A current carrying solenoid, acting as a short bar magnet, produces a magnetic field around it. The distance of a point $\text{P}$ at its perpendicular bisector is $R$ from its centre and another point $\text{A}$ at its axis is situated at $\text{4R}$ from its centre.

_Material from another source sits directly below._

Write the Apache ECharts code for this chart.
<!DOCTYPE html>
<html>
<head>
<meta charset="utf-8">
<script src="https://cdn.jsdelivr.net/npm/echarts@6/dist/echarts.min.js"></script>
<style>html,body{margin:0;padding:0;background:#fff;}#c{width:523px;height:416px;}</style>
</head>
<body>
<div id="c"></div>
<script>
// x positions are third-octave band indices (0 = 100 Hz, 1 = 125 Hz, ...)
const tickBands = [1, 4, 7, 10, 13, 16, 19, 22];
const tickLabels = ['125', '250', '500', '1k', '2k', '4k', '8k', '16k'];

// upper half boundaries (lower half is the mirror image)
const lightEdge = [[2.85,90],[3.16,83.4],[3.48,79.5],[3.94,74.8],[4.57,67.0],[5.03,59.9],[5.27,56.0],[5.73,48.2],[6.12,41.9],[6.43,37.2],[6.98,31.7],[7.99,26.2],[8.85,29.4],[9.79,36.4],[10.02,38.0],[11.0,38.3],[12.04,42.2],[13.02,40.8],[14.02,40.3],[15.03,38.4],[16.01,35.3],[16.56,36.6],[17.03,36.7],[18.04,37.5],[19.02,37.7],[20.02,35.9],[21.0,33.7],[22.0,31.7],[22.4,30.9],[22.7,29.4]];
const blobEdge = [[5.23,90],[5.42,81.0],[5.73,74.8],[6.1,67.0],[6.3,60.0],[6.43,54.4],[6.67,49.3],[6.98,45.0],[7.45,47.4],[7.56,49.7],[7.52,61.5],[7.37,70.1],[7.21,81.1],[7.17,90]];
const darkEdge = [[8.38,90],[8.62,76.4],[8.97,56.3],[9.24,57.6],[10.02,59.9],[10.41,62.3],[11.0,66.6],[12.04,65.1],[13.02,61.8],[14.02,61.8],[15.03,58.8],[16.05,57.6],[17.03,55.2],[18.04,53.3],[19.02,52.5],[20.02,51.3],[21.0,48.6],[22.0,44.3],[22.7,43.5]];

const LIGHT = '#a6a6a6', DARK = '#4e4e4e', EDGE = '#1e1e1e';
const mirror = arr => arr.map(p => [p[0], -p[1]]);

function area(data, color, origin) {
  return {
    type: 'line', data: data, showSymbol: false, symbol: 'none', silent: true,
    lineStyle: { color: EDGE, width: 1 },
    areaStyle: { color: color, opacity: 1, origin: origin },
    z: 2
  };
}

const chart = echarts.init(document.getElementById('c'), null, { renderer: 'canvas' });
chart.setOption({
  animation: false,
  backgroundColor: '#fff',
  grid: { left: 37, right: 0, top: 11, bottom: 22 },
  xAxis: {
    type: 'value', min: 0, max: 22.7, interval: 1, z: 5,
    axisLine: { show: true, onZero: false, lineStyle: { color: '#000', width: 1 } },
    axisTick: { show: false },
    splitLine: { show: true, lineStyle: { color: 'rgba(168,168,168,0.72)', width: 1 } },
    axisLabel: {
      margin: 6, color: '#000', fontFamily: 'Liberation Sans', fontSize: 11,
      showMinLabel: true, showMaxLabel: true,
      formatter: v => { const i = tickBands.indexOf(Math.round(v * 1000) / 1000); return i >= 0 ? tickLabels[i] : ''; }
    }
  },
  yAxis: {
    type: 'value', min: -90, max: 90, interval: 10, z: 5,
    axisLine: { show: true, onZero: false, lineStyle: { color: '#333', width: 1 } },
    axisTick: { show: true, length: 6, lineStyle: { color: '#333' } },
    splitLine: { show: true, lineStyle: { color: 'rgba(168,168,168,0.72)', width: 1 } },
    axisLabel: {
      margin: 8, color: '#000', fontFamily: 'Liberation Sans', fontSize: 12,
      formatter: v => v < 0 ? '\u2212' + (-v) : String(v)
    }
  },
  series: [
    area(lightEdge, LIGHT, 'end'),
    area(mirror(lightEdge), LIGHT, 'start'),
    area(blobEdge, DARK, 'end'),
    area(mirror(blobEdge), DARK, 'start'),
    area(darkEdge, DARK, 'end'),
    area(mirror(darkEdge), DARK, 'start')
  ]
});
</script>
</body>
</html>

Then find the ratio of magnetic field at $\text{A}$ to the magnetic field at $\text{P}$

• A. $1:4$
• B. $16:1$
• C. $1:32$
• D. $1:64$

Answer 1

The correct option is C $1:32$

The magnetic field due to a solenoid acting as a bar magnet at an angle $\theta$ is given by,

$B_a=\frac{{\mu }_0}{4\pi }\frac{M}{r^3}\sqrt{3{\cos }^2\theta +1}$


As per the information given,

Field at $\text{A}:$

$B_A=\frac{{\mu }_0}{4\pi }\frac{M}{(4R{)}^3}\sqrt{3{\cos }^2{0}^{\circ }+1}=\frac{{\mu }_0}{4\pi }\frac{M}{32(R{)}^3}$

Field at point $\text{P}:$

$B_P=\frac{{\mu }_0}{4\pi }\frac{M}{R^3}\sqrt{3{\cos }^2{90}^{\circ }+1}=\frac{{\mu }_0}{4\pi }\frac{M}{R^3}$

$\therefore \frac{B_A}{B_P}=\frac{{\mu }_0}{4\pi }\frac{M}{32(R{)}^3}\times \frac{4\pi R^3}{{\mu }_0\left(M\right)}$

$\Rightarrow \frac{B_A}{B_P}=\frac{1}{32}$

Hence, $\left(C\right)$ is the correct answer.